Botswana, like many other Sub-Saharan countries, has a promising food and drink sector although it is being held back by high risks. Private consumption growth is forecast to be a little stronger in 2015 and come in at about 4.5 percent, although continued high unemployment rates and recent price hikes on alchoholic beverages are likely to drain growth in private spending, which will impact the food and drink sector.
“The relative appeal of the country is undermined by a poor demographic profile, with a smaller population, especially the all-important youth population, than many of its peers.”
This is according to the Consumer outlook report which was released earlier on this week. “Premiumisation is therefore likely to be a key target for industry players in Botswana. The country also benefits from a good business environment, a relatively well-developed food retail sector and an even distribution of incomes.” It goes on to further add that “economic headwinds will temper per capita consumption growth.”
The Consumer Outlook report also states that Botswana’s economic growth prospects will remain sub-optimal during 2015 despite improved production and exports of diamonds. The country’s underperforming power sector and weak global demand for precious metals will continue to be the main factors dragging on performance.

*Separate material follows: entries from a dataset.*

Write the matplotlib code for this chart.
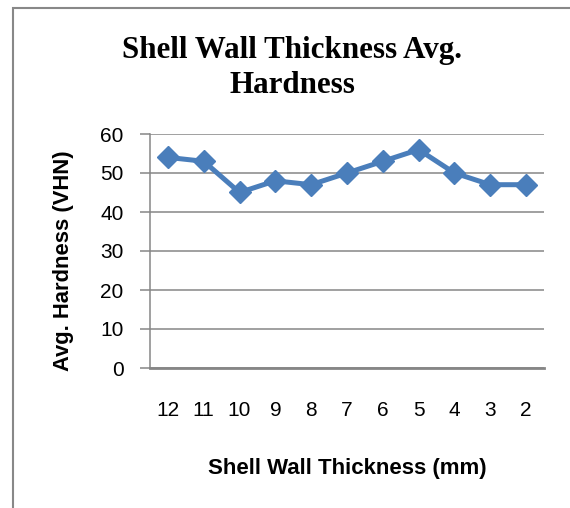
import matplotlib.pyplot as plt
from matplotlib.patches import Rectangle

# Data
thickness = ["12", "11", "10", "9", "8", "7", "6", "5", "4", "3", "2"]
hardness = [54, 53, 45, 48, 47, 50, 53, 56, 50, 47, 47]
yticks = [0, 10, 20, 30, 40, 50, 60]

sans = ["Liberation Sans Narrow", "Liberation Sans", "DejaVu Sans"]

fig = plt.figure(figsize=(5.7, 5.08), dpi=100)
ax = fig.add_axes([150 / 570, 1 - 368 / 508, 394 / 570, 234 / 508])

x = range(len(thickness))
ax.plot(x, hardness, color="#4A7EBB", lw=3.6, marker="D", ms=11,
        markeredgecolor="#4A7EBB", zorder=3, clip_on=False)

# Axes
ax.set_xlim(-0.5, len(thickness) - 0.5)
ax.set_ylim(0, 60)
ax.set_yticks(yticks)
ax.set_xticks(list(x))
ax.set_xticklabels(thickness)
ax.grid(axis="y", color="#868686", lw=1.1)
ax.set_axisbelow(True)
for s in ["top", "right"]:
    ax.spines[s].set_visible(False)
ax.spines["left"].set_color("#868686")
ax.spines["left"].set_linewidth(1.1)
ax.spines["bottom"].set_color("#868686")
ax.spines["bottom"].set_linewidth(2)
ax.tick_params(axis="y", length=7, width=1.1, color="#868686", pad=12,
               labelsize=15)
ax.tick_params(axis="x", length=0, pad=24, labelsize=15)
for lab in ax.get_xticklabels() + ax.get_yticklabels():
    lab.set_family(sans)

# Labels
ax.set_xlabel("Shell Wall Thickness (mm)", fontsize=16, fontweight="bold",
              family=sans, va="center")
ax.xaxis.set_label_coords(0.5, (368 - 468) / 234)
ax.set_ylabel("Avg. Hardness (VHN)", fontsize=15.8, fontweight="bold",
              family=sans, va="center")
ax.yaxis.set_label_coords((64 - 150) / 394, (368 - 261) / 234)

# Title
fig.text(292 / 570, 1 - 58 / 508, "Shell Wall Thickness Avg.",
         family="Liberation Serif", fontweight="bold", fontsize=22.3,
         ha="center", va="baseline")
fig.text(292 / 570, 1 - 93 / 508, "Hardness",
         family="Liberation Serif", fontweight="bold", fontsize=22.3,
         ha="center", va="baseline")

# Chart area border
fig.patches.append(Rectangle((13 / 570, -0.1), 1.2, 1.1 - 8 / 508,
                             transform=fig.transFigure, fill=False,
                             edgecolor="#888888", lw=1.5))

plt.savefig("out.png", dpi=100)
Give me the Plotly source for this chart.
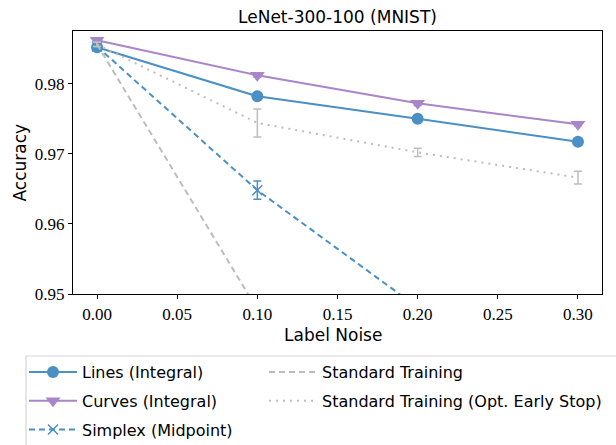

In light of this, the report forecasts real GDP growth in 2015 to reach 4.5 percent and fall back a little in 2016 to 4.0 percent. Botswana is heavily reliant on diamonds for its economic wellbeing. Exports of precious stones account for over 70percent of export revenue and around 30percent of GDP, and so any fall in international prices or domestic production can seriously impact upon growth. The development of the coal mining sector will help Botswana diversify its economy away from this overreliance, but much of this coal is earmarked for use in domestic power production.
The outlook for other mineral exports, such as nickel and copper, is not particularly rosy, as companies draw down against falling prices. In order to safeguard against the vagaries of commodity markets, Botswana must also develop a foods processing or manufacturing base.